A similar reticence about situating works as formalist is conspicuous in John Elderfield’s essay on Alfred Barr’s Matisse: His Art and His Public (1951). The link to European art history and to Wölfflin in particular is so downplayed that formalism is only mentioned at the end of the penultimate paragraph, and even then is put in quotation marks. Elderfield, like Barr a former curator of paintings at the Museum of Modern Art, New York (MoMA), isolates three key achievements of the book: an accounting of Matisse as artist and man, and the critical reception of his work across his entire career; the cataloguing of many new works and a mountain of archival material; and, especially, the transformation of art criticism into art history through documentation (using questionnaires circulated to Matisse family members). What made Barr’s monograph “legendary” was its sheer bulk, governed by a new idea of what a monograph could include. The book’s reception emphasized this documentation as characteristic of a fact-based American positivism, though Elderfield has a more military image in mind. Barr’s publication, he writes, “brought the big guns of North American institutional scholarship”—a virtual army of researchers—“to a deeply unsettling effect that continues to reverberate more than half a century later” (82). Apparently America came to art history’s rescue too.
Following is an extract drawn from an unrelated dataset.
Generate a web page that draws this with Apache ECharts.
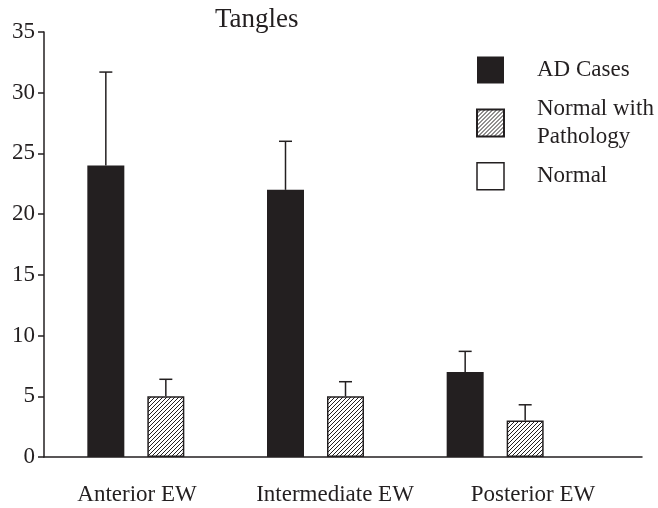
<!DOCTYPE html>
<html>
<head>
<meta charset="utf-8">
<script src="https://cdn.jsdelivr.net/npm/echarts@6/dist/echarts.min.js"></script>
<style>html,body{margin:0;padding:0;background:#fff}#c{width:658px;height:508px}</style>
</head>
<body>
<div id="c"></div>
<script>
// ---- data ----
var categories = ['Anterior EW', 'Intermediate EW', 'Posterior EW'];
var seriesNames = ['AD Cases', 'Normal with\nPathology', 'Normal'];
var adValues = [24, 22, 7];
var adErrTop = [31.7, 26, 8.7];
var pathValues = [5, 5, 3];
var pathErrTop = [6.4, 6.2, 4.3];
var normalValues = [0, 0, 0];
var yTicks = [0, 5, 10, 15, 20, 25, 30, 35];

// ---- style ----
var INK = '#231f20';
var FONT = 'Liberation Serif';
var BAR_W = 37, BAR_GAP = 23;

function hatch() {
  var s = 4, c = document.createElement('canvas');
  c.width = s; c.height = s;
  var g = c.getContext('2d');
  g.fillStyle = '#fff'; g.fillRect(0, 0, s, s);
  g.strokeStyle = INK; g.lineWidth = 1;
  g.beginPath();
  g.moveTo(0, s); g.lineTo(s, 0);
  g.moveTo(-1, 1); g.lineTo(1, -1);
  g.moveTo(s - 1, s + 1); g.lineTo(s + 1, s - 1);
  g.stroke();
  return c;
}

function errSeries(tops, vals, idxOffset) {
  return {
    type: 'custom', xAxisIndex: 0, yAxisIndex: 0, silent: true, z: 5,
    data: tops.map(function (t, i) { return [i, t, vals[i]]; }),
    renderItem: function (params, api) {
      var top = api.coord([api.value(0), api.value(1)]);
      var base = api.coord([api.value(0), api.value(2)]);
      var x = top[0] + idxOffset * (BAR_W + BAR_GAP);
      var cap = 6.5;
      return {
        type: 'group',
        children: [
          { type: 'line', shape: { x1: x, y1: base[1], x2: x, y2: top[1] }, style: { stroke: INK, lineWidth: 1.5 } },
          { type: 'line', shape: { x1: x - cap, y1: top[1], x2: x + cap, y2: top[1] }, style: { stroke: INK, lineWidth: 1.5 } }
        ]
      };
    }
  };
}

var chart = echarts.init(document.getElementById('c'), null, { renderer: 'canvas' });
var TOP = 32, BOTTOM = 51;
chart.setOption({
  animation: false,
  backgroundColor: '#fff',
  title: {
    text: 'Tangles', left: 210, top: 1,
    textStyle: { fontFamily: FONT, fontSize: 27, fontWeight: 'normal', color: INK }
  },
  legend: {
    orient: 'vertical', left: 471, top: 51,
    data: [
      { name: seriesNames[0] },
      { name: seriesNames[1] },
      { name: seriesNames[2], itemStyle: { color: '#fff', borderColor: INK, borderWidth: 1.5 } }
    ],
    icon: 'rect', itemWidth: 27, itemHeight: 27, itemGap: 11,
    textStyle: { fontFamily: FONT, fontSize: 23, color: INK, lineHeight: 28, padding: [0, 0, 0, 28] }
  },
  grid: [
    { left: 76, right: 43, top: TOP, bottom: BOTTOM },
    { left: 44, right: 16, top: TOP, bottom: BOTTOM },
    { left: 38, right: 26, top: TOP, bottom: BOTTOM }
  ],
  xAxis: [
    { type: 'category', gridIndex: 0, data: categories, show: false },
    { type: 'category', gridIndex: 1, data: categories,
      axisLine: { lineStyle: { color: INK, width: 1.5 } }, axisTick: { show: false }, axisLabel: { show: false } },
    { type: 'category', gridIndex: 2, data: categories,
      axisLine: { show: false }, axisTick: { show: false },
      axisLabel: { interval: 0, fontFamily: FONT, fontSize: 23, color: INK, margin: 26 } }
  ],
  yAxis: [
    { type: 'value', gridIndex: 0, min: 0, max: 35, interval: 5, show: false },
    { type: 'value', gridIndex: 1, min: yTicks[0], max: yTicks[yTicks.length - 1], interval: yTicks[1] - yTicks[0],
      axisLine: { show: true, lineStyle: { color: INK, width: 1.5 } },
      axisTick: { show: true, length: 6, lineStyle: { color: INK, width: 1.5 } },
      splitLine: { show: false },
      axisLabel: { fontFamily: FONT, fontSize: 23, color: INK, margin: 9 } },
    { type: 'value', gridIndex: 2, min: 0, max: 35, show: false }
  ],
  series: [
    { name: seriesNames[0], type: 'bar', xAxisIndex: 0, yAxisIndex: 0, data: adValues,
      barWidth: BAR_W, barGap: (BAR_GAP / BAR_W * 100) + '%',
      itemStyle: { color: INK } },
    { name: seriesNames[1], type: 'bar', xAxisIndex: 0, yAxisIndex: 0, data: pathValues,
      barWidth: BAR_W,
      itemStyle: { color: { image: hatch(), repeat: 'repeat' }, borderColor: INK, borderWidth: 1.5 } },
    { name: seriesNames[2], type: 'bar', xAxisIndex: 0, yAxisIndex: 0, data: normalValues,
      barWidth: BAR_W,
      itemStyle: { color: '#fff', borderColor: INK, borderWidth: 0 } },
    errSeries(adErrTop, adValues, -1),
    errSeries(pathErrTop, pathValues, 0)
  ]
});
</script>
</body>
</html>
If Barr is distanced from his formalism, in Boris Groys’s excellent essay Clement Greenberg is also cast against his formalist type. Focusing on Greenberg’s “Avant-Garde and Kitsch” (1939), reprinted as the lead essay in Art and Culture: Critical Essays (1961), Groys emphasizes just how strange and counterintuitive Greenberg’s defense of the avant-garde as a continuation of tradition rather than its overthrow must have seemed. For Greenberg, the avant-garde abstracts and comments upon the formal, technical, and material processes of past art rather than simply discarding it as traditional. This radical stance was directed at identifying the socioeconomic basis for the consumption of art. (Who has the leisure for a self-reflexive activity?) In the process, he opposed the avant-garde not to past art but to a new, mass-produced low art or kitsch, the theorization of which Groys argues was Greenberg’s most important contribution.
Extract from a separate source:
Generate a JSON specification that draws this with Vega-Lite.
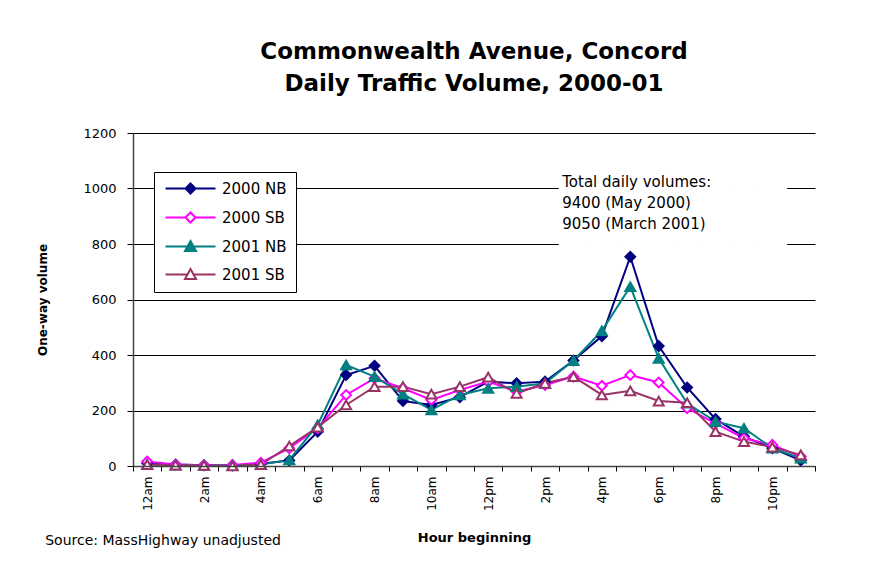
{
  "$schema": "https://vega.github.io/schema/vega-lite/v6.json",
  "width": 682,
  "height": 333,
  "autosize": "none",
  "padding": {"left": 133, "top": 133, "right": 69, "bottom": 98},
  "background": "white",
  "title": {
    "text": ["Commonwealth Avenue, Concord", "Daily Traffic Volume, 2000-01"],
    "font": "DejaVu Sans",
    "fontSize": 23,
    "fontWeight": "bold",
    "lineHeight": 32,
    "anchor": "middle",
    "frame": "group",
    "offset": 31,
    "color": "black"
  },
  "datasets": {
    "traffic": [
      {"hour": "12am", "series": "2000 NB", "volume": 10},
      {"hour": "1am", "series": "2000 NB", "volume": 5},
      {"hour": "2am", "series": "2000 NB", "volume": 3},
      {"hour": "3am", "series": "2000 NB", "volume": 2},
      {"hour": "4am", "series": "2000 NB", "volume": 8},
      {"hour": "5am", "series": "2000 NB", "volume": 20},
      {"hour": "6am", "series": "2000 NB", "volume": 124},
      {"hour": "7am", "series": "2000 NB", "volume": 328},
      {"hour": "8am", "series": "2000 NB", "volume": 361},
      {"hour": "9am", "series": "2000 NB", "volume": 234},
      {"hour": "10am", "series": "2000 NB", "volume": 220},
      {"hour": "11am", "series": "2000 NB", "volume": 248},
      {"hour": "12pm", "series": "2000 NB", "volume": 304},
      {"hour": "1pm", "series": "2000 NB", "volume": 298},
      {"hour": "2pm", "series": "2000 NB", "volume": 304},
      {"hour": "3pm", "series": "2000 NB", "volume": 380},
      {"hour": "4pm", "series": "2000 NB", "volume": 468},
      {"hour": "5pm", "series": "2000 NB", "volume": 754},
      {"hour": "6pm", "series": "2000 NB", "volume": 432},
      {"hour": "7pm", "series": "2000 NB", "volume": 283},
      {"hour": "8pm", "series": "2000 NB", "volume": 169},
      {"hour": "9pm", "series": "2000 NB", "volume": 106},
      {"hour": "10pm", "series": "2000 NB", "volume": 64},
      {"hour": "11pm", "series": "2000 NB", "volume": 20},
      {"hour": "12am", "series": "2000 SB", "volume": 16},
      {"hour": "1am", "series": "2000 SB", "volume": 5},
      {"hour": "2am", "series": "2000 SB", "volume": 3},
      {"hour": "3am", "series": "2000 SB", "volume": 4},
      {"hour": "4am", "series": "2000 SB", "volume": 12},
      {"hour": "5am", "series": "2000 SB", "volume": 64},
      {"hour": "6am", "series": "2000 SB", "volume": 136},
      {"hour": "7am", "series": "2000 SB", "volume": 256},
      {"hour": "8am", "series": "2000 SB", "volume": 316},
      {"hour": "9am", "series": "2000 SB", "volume": 280},
      {"hour": "10am", "series": "2000 SB", "volume": 238},
      {"hour": "11am", "series": "2000 SB", "volume": 274},
      {"hour": "12pm", "series": "2000 SB", "volume": 304},
      {"hour": "1pm", "series": "2000 SB", "volume": 268},
      {"hour": "2pm", "series": "2000 SB", "volume": 292},
      {"hour": "3pm", "series": "2000 SB", "volume": 322},
      {"hour": "4pm", "series": "2000 SB", "volume": 289},
      {"hour": "5pm", "series": "2000 SB", "volume": 328},
      {"hour": "6pm", "series": "2000 SB", "volume": 301},
      {"hour": "7pm", "series": "2000 SB", "volume": 208},
      {"hour": "8pm", "series": "2000 SB", "volume": 154},
      {"hour": "9pm", "series": "2000 SB", "volume": 100},
      {"hour": "10pm", "series": "2000 SB", "volume": 76},
      {"hour": "11pm", "series": "2000 SB", "volume": 34},
      {"hour": "12am", "series": "2001 NB", "volume": 5},
      {"hour": "1am", "series": "2001 NB", "volume": 3},
      {"hour": "2am", "series": "2001 NB", "volume": 2},
      {"hour": "3am", "series": "2001 NB", "volume": 2},
      {"hour": "4am", "series": "2001 NB", "volume": 5},
      {"hour": "5am", "series": "2001 NB", "volume": 22},
      {"hour": "6am", "series": "2001 NB", "volume": 148},
      {"hour": "7am", "series": "2001 NB", "volume": 364},
      {"hour": "8am", "series": "2001 NB", "volume": 322},
      {"hour": "9am", "series": "2001 NB", "volume": 259},
      {"hour": "10am", "series": "2001 NB", "volume": 202},
      {"hour": "11am", "series": "2001 NB", "volume": 256},
      {"hour": "12pm", "series": "2001 NB", "volume": 280},
      {"hour": "1pm", "series": "2001 NB", "volume": 286},
      {"hour": "2pm", "series": "2001 NB", "volume": 298},
      {"hour": "3pm", "series": "2001 NB", "volume": 380},
      {"hour": "4pm", "series": "2001 NB", "volume": 487},
      {"hour": "5pm", "series": "2001 NB", "volume": 646},
      {"hour": "6pm", "series": "2001 NB", "volume": 388},
      {"hour": "7pm", "series": "2001 NB", "volume": 226},
      {"hour": "8pm", "series": "2001 NB", "volume": 160},
      {"hour": "9pm", "series": "2001 NB", "volume": 136},
      {"hour": "10pm", "series": "2001 NB", "volume": 64},
      {"hour": "11pm", "series": "2001 NB", "volume": 28},
      {"hour": "12am", "series": "2001 SB", "volume": 5},
      {"hour": "1am", "series": "2001 SB", "volume": 3},
      {"hour": "2am", "series": "2001 SB", "volume": 2},
      {"hour": "3am", "series": "2001 SB", "volume": 0},
      {"hour": "4am", "series": "2001 SB", "volume": 5},
      {"hour": "5am", "series": "2001 SB", "volume": 72},
      {"hour": "6am", "series": "2001 SB", "volume": 140},
      {"hour": "7am", "series": "2001 SB", "volume": 220},
      {"hour": "8am", "series": "2001 SB", "volume": 286},
      {"hour": "9am", "series": "2001 SB", "volume": 286},
      {"hour": "10am", "series": "2001 SB", "volume": 259},
      {"hour": "11am", "series": "2001 SB", "volume": 286},
      {"hour": "12pm", "series": "2001 SB", "volume": 320},
      {"hour": "1pm", "series": "2001 SB", "volume": 262},
      {"hour": "2pm", "series": "2001 SB", "volume": 298},
      {"hour": "3pm", "series": "2001 SB", "volume": 322},
      {"hour": "4pm", "series": "2001 SB", "volume": 256},
      {"hour": "5pm", "series": "2001 SB", "volume": 271},
      {"hour": "6pm", "series": "2001 SB", "volume": 234},
      {"hour": "7pm", "series": "2001 SB", "volume": 228},
      {"hour": "8pm", "series": "2001 SB", "volume": 124},
      {"hour": "9pm", "series": "2001 SB", "volume": 88},
      {"hour": "10pm", "series": "2001 SB", "volume": 68},
      {"hour": "11pm", "series": "2001 SB", "volume": 40}
    ],
    "box": [
      {"hour": "3pm", "low": 780, "high": 1070},
      {"hour": "4pm", "low": 780, "high": 1070},
      {"hour": "5pm", "low": 780, "high": 1070},
      {"hour": "6pm", "low": 780, "high": 1070},
      {"hour": "7pm", "low": 780, "high": 1070},
      {"hour": "8pm", "low": 780, "high": 1070},
      {"hour": "9pm", "low": 780, "high": 1070},
      {"hour": "10pm", "low": 780, "high": 1070}
    ],
    "notes": [
      {"hour": "3pm", "volume": 1050, "label": "Total daily volumes:\n9400 (May 2000)\n9050 (March 2001)"}
    ],
    "source": [
      {"hour": "12am", "volume": -272, "label": "Source:  MassHighway unadjusted"}
    ]
  },
  "encoding": {
    "x": {
      "field": "hour",
      "type": "ordinal",
      "sort": null,
      "scale": {
        "domain": ["12am","1am","2am","3am","4am","5am","6am","7am","8am","9am","10am","11am","12pm","1pm","2pm","3pm","4pm","5pm","6pm","7pm","8pm","9pm","10pm","11pm"],
        "paddingInner": 0,
        "paddingOuter": 0
      },
      "axis": {
        "title": "Hour beginning",
        "titleFont": "DejaVu Sans",
        "titleFontSize": 13,
        "titleFontWeight": "bold",
        "titleColor": "black",
        "titleY": 71,
        "titleBaseline": "middle",
        "labelAngle": -90,
        "labelAlign": "right",
        "labelBaseline": "middle",
        "labelFont": "DejaVu Sans",
        "labelFontSize": 12,
        "labelColor": "black",
        "labelPadding": 5,
        "labelOverlap": false,
        "labelExpr": "indexof(['12am','2am','4am','6am','8am','10am','12pm','2pm','4pm','6pm','8pm','10pm'], datum.value) >= 0 ? datum.label : ''",
        "tickBand": "extent",
        "tickSize": 5,
        "tickColor": "black",
        "domainColor": "#444444",
        "domainWidth": 1.5,
        "grid": false
      }
    }
  },
  "layer": [
    {
      "data": {"name": "box"},
      "mark": {"type": "rect", "fill": "white", "stroke": "white", "strokeWidth": 1},
      "encoding": {
        "y": {"field": "low", "type": "quantitative", "scale": {"domain": [0, 1200], "nice": false}},
        "y2": {"field": "high"}
      }
    },
    {
      "data": {"name": "traffic"},
      "mark": {"type": "line", "strokeWidth": 2},
      "encoding": {
        "y": {
          "field": "volume",
          "type": "quantitative",
          "scale": {"domain": [0, 1200], "nice": false},
          "axis": {
            "title": "One-way volume",
            "titleFont": "DejaVu Sans",
            "titleFontSize": 12,
            "titleFontWeight": "bold",
            "titleColor": "black",
            "titleX": -84,
            "values": [0, 200, 400, 600, 800, 1000, 1200],
            "format": "d",
            "labelFont": "DejaVu Sans",
            "labelFontSize": 13,
            "labelColor": "black",
            "labelPadding": 11,
            "tickSize": 6,
            "tickColor": "black",
            "domainColor": "#444444",
            "domainWidth": 1.5,
            "grid": true,
            "gridColor": "black",
            "gridWidth": 1
          }
        },
        "stroke": {
          "field": "series",
          "type": "nominal",
          "scale": {"domain": ["2000 NB", "2000 SB", "2001 NB", "2001 SB"], "range": ["#000080", "#FF00FF", "#008080", "#993366"]},
          "legend": {
            "title": null,
            "orient": "none",
            "legendX": 21,
            "legendY": 39,
            "fillColor": "white",
            "strokeColor": "black",
            "padding": 9,
            "rowPadding": 10,
            "symbolSize": 100,
            "symbolStrokeWidth": 2,
            "labelOffset": 44,
            "labelFont": "DejaVu Sans",
            "labelFontSize": 15,
            "labelColor": "black"
          }
        }
      }
    },
    {
      "data": {"name": "traffic"},
      "transform": [{"filter": "datum.series === '2000 NB' || datum.series === '2000 SB'"}],
      "mark": {"type": "point", "shape": "diamond", "filled": true, "strokeWidth": 2, "size": 95, "opacity": 1},
      "encoding": {
        "y": {"field": "volume", "type": "quantitative"},
        "stroke": {"field": "series", "type": "nominal", "legend": null},
        "fill": {
          "field": "series",
          "type": "nominal",
          "legend": null,
          "scale": {"domain": ["2000 NB", "2000 SB", "2001 NB", "2001 SB"], "range": ["#000080", "white", "#008080", "white"]}
        }
      }
    },
    {
      "data": {"name": "traffic"},
      "transform": [{"filter": "datum.series === '2001 NB' || datum.series === '2001 SB'"}],
      "mark": {"type": "point", "shape": "triangle-up", "filled": true, "strokeWidth": 2, "size": 100, "opacity": 1},
      "encoding": {
        "y": {"field": "volume", "type": "quantitative"},
        "stroke": {"field": "series", "type": "nominal", "legend": null},
        "fill": {"field": "series", "type": "nominal", "legend": null}
      }
    },
    {
      "data": {"name": "traffic"},
      "transform": [{"filter": "datum.volume < 0"}],
      "mark": {"type": "point", "filled": true, "strokeWidth": 2, "size": 100, "opacity": 1},
      "encoding": {
        "y": {"field": "volume", "type": "quantitative"},
        "stroke": {"field": "series", "type": "nominal", "legend": null},
        "fill": {"field": "series", "type": "nominal", "legend": null},
        "shape": {
          "field": "series",
          "type": "nominal",
          "legend": null,
          "scale": {
            "domain": ["2000 NB", "2000 SB", "2001 NB", "2001 SB"],
            "range": [
              "M-1,0H3M5,0H9M4,-1L5,0L4,1L3,0Z",
              "M-1,0H3M5,0H9M4,-1L5,0L4,1L3,0Z",
              "M-1,0H3.4M4.6,0H9M4,-1.1L5.1,0.9L2.9,0.9Z",
              "M-1,0H3.4M4.6,0H9M4,-1.1L5.1,0.9L2.9,0.9Z"
            ]
          }
        }
      }
    },
    {
      "data": {"name": "notes"},
      "mark": {"type": "text", "align": "left", "baseline": "top", "lineBreak": "\n", "lineHeight": 21, "font": "DejaVu Sans", "fontSize": 15, "color": "black", "dx": 3},
      "encoding": {
        "x": {"field": "hour", "type": "ordinal", "bandPosition": 0},
        "y": {"field": "volume", "type": "quantitative"},
        "text": {"field": "label"}
      }
    },
    {
      "data": {"name": "source"},
      "mark": {"type": "text", "align": "left", "baseline": "middle", "font": "DejaVu Sans", "fontSize": 14, "color": "black", "dx": -102},
      "encoding": {
        "y": {"field": "volume", "type": "quantitative"},
        "text": {"field": "label"}
      }
    }
  ],
  "config": {
    "view": {"stroke": null}
  }
}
Key aspects of Greenberg the formalist bypassed by Groys are brought into view (by way of their rejection) in Anna Lovatt’s essay on Rosalind Krauss’s The Originality of the Avant-Garde and Other Modernist Myths (1985). Situating Krauss and Michael Fried among critics and art historians of the 1960s who aligned with the formalist criticism of Art and Culture, Lovatt argues that Greenberg provided a model for Krauss’s book which nonetheless had a radically different intent. Having mastered Greenberg’s method in the 1960s, Krauss turned in the 1970s to emerging methodologies around postmodernism, and then structuralism, to mark the demise of modernism and the need for a constantly reassessed method rather than Greenberg’s judgments. Krauss called for an emphasis on how things mean, art as a structural object, rather than what they mean (taking aim at the illusion of definitive interpretations perpetuated by iconographic studies).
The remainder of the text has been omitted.